Brief: Give back exactly the lines from the beginning of the listing below to the line holding "width=3.63cm] (tgt) at", both ends included; the pictures stay out.

Input data:
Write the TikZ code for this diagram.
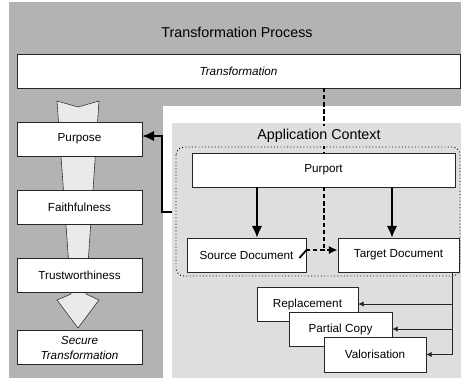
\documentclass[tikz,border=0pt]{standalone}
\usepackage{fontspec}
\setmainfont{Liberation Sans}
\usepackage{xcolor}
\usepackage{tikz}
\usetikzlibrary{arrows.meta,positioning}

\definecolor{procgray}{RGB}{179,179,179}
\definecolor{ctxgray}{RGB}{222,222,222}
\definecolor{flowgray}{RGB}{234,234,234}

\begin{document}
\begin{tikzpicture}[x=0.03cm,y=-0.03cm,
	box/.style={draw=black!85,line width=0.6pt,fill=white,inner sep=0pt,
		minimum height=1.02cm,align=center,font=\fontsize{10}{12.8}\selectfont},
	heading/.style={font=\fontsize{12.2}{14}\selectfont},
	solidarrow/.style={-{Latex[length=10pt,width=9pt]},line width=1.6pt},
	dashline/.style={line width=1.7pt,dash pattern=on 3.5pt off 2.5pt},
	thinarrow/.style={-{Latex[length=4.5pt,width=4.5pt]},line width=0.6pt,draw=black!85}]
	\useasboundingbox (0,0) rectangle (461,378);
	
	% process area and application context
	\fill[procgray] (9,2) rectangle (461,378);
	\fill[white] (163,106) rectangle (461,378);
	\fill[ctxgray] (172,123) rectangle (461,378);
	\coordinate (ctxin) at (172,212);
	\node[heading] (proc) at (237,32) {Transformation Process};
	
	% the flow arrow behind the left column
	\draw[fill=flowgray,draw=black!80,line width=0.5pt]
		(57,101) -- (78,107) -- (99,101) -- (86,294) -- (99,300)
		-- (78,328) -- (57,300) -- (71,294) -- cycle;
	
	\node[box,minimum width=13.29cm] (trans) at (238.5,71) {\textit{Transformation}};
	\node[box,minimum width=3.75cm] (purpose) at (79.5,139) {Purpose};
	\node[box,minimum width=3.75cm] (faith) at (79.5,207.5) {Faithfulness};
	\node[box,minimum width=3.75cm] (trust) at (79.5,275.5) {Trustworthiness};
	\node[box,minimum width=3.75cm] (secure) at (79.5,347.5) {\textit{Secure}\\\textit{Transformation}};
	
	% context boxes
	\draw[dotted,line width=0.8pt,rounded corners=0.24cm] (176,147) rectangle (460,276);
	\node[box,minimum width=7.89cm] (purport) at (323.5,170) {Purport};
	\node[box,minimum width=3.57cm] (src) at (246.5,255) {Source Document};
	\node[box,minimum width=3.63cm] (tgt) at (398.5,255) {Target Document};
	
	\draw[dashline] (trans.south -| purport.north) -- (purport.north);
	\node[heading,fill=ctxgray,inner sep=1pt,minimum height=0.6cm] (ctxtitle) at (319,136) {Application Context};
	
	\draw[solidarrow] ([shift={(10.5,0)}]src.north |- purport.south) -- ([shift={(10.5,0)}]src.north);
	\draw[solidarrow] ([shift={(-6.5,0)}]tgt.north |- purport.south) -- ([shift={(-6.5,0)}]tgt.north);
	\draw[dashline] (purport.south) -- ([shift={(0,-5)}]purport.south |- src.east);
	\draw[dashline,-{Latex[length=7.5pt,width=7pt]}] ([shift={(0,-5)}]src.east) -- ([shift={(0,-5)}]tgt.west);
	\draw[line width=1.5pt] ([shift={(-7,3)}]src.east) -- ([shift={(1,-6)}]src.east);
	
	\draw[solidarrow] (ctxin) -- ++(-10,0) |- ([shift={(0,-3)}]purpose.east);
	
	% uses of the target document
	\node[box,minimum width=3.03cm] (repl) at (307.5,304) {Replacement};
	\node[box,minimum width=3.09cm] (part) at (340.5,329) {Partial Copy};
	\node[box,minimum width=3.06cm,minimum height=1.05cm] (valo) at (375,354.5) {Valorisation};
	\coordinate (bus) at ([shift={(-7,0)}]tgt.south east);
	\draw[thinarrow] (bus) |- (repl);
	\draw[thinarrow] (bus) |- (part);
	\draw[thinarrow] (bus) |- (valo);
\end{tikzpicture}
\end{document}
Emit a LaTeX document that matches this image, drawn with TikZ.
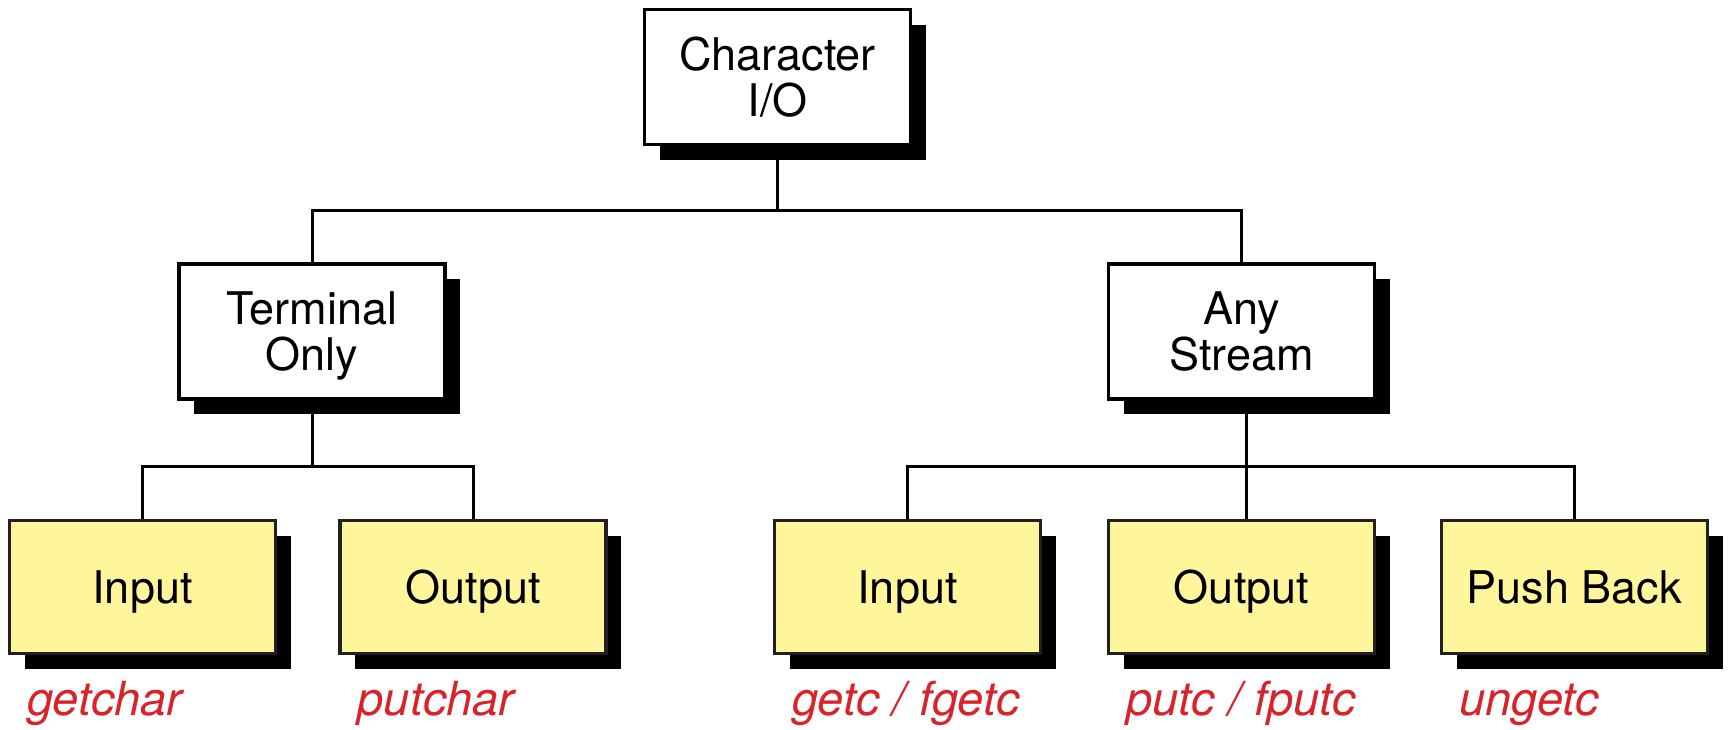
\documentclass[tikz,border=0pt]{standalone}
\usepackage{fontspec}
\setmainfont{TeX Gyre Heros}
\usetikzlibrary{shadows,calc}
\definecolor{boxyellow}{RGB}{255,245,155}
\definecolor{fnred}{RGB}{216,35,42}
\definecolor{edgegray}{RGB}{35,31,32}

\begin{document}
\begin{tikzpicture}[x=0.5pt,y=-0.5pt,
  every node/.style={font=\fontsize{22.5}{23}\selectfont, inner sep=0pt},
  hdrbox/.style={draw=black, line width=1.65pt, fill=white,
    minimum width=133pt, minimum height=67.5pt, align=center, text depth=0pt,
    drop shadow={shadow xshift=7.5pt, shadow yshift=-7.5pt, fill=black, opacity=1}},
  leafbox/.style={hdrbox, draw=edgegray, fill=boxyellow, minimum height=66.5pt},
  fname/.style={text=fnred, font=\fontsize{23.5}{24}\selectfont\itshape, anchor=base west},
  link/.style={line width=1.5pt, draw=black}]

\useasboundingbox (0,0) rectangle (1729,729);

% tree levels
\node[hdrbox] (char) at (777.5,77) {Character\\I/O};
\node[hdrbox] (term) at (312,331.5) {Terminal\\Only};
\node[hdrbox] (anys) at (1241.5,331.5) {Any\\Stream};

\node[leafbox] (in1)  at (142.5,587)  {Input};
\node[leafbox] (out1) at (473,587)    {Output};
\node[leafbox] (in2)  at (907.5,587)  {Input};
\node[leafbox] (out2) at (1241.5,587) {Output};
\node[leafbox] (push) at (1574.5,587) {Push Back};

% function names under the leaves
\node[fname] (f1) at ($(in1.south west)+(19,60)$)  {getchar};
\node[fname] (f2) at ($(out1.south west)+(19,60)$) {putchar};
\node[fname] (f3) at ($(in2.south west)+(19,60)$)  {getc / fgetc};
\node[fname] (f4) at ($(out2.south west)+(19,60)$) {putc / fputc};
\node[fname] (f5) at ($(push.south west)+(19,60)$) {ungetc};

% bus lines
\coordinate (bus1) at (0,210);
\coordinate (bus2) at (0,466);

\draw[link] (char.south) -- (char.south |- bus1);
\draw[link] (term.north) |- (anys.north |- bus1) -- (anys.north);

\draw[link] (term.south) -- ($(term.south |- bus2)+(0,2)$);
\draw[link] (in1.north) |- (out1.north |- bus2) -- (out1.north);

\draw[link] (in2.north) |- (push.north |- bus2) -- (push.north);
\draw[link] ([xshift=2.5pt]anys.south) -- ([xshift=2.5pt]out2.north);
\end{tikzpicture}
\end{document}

Completed task:
Write the TikZ code for this diagram.
\documentclass[tikz,border=0pt]{standalone}
\usepackage{fontspec}
\setmainfont{Liberation Sans}
\usepackage{xcolor}
\usepackage{tikz}
\usetikzlibrary{arrows.meta,positioning}

\definecolor{procgray}{RGB}{179,179,179}
\definecolor{ctxgray}{RGB}{222,222,222}
\definecolor{flowgray}{RGB}{234,234,234}

\begin{document}
\begin{tikzpicture}[x=0.03cm,y=-0.03cm,
	box/.style={draw=black!85,line width=0.6pt,fill=white,inner sep=0pt,
		minimum height=1.02cm,align=center,font=\fontsize{10}{12.8}\selectfont},
	heading/.style={font=\fontsize{12.2}{14}\selectfont},
	solidarrow/.style={-{Latex[length=10pt,width=9pt]},line width=1.6pt},
	dashline/.style={line width=1.7pt,dash pattern=on 3.5pt off 2.5pt},
	thinarrow/.style={-{Latex[length=4.5pt,width=4.5pt]},line width=0.6pt,draw=black!85}]
	\useasboundingbox (0,0) rectangle (461,378);
	
	% process area and application context
	\fill[procgray] (9,2) rectangle (461,378);
	\fill[white] (163,106) rectangle (461,378);
	\fill[ctxgray] (172,123) rectangle (461,378);
	\coordinate (ctxin) at (172,212);
	\node[heading] (proc) at (237,32) {Transformation Process};
	
	% the flow arrow behind the left column
	\draw[fill=flowgray,draw=black!80,line width=0.5pt]
		(57,101) -- (78,107) -- (99,101) -- (86,294) -- (99,300)
		-- (78,328) -- (57,300) -- (71,294) -- cycle;
	
	\node[box,minimum width=13.29cm] (trans) at (238.5,71) {\textit{Transformation}};
	\node[box,minimum width=3.75cm] (purpose) at (79.5,139) {Purpose};
	\node[box,minimum width=3.75cm] (faith) at (79.5,207.5) {Faithfulness};
	\node[box,minimum width=3.75cm] (trust) at (79.5,275.5) {Trustworthiness};
	\node[box,minimum width=3.75cm] (secure) at (79.5,347.5) {\textit{Secure}\\\textit{Transformation}};
	
	% context boxes
	\draw[dotted,line width=0.8pt,rounded corners=0.24cm] (176,147) rectangle (460,276);
	\node[box,minimum width=7.89cm] (purport) at (323.5,170) {Purport};
	\node[box,minimum width=3.57cm] (src) at (246.5,255) {Source Document};
	\node[box,minimum width=3.63cm] (tgt) at (398.5,255) {Target Document};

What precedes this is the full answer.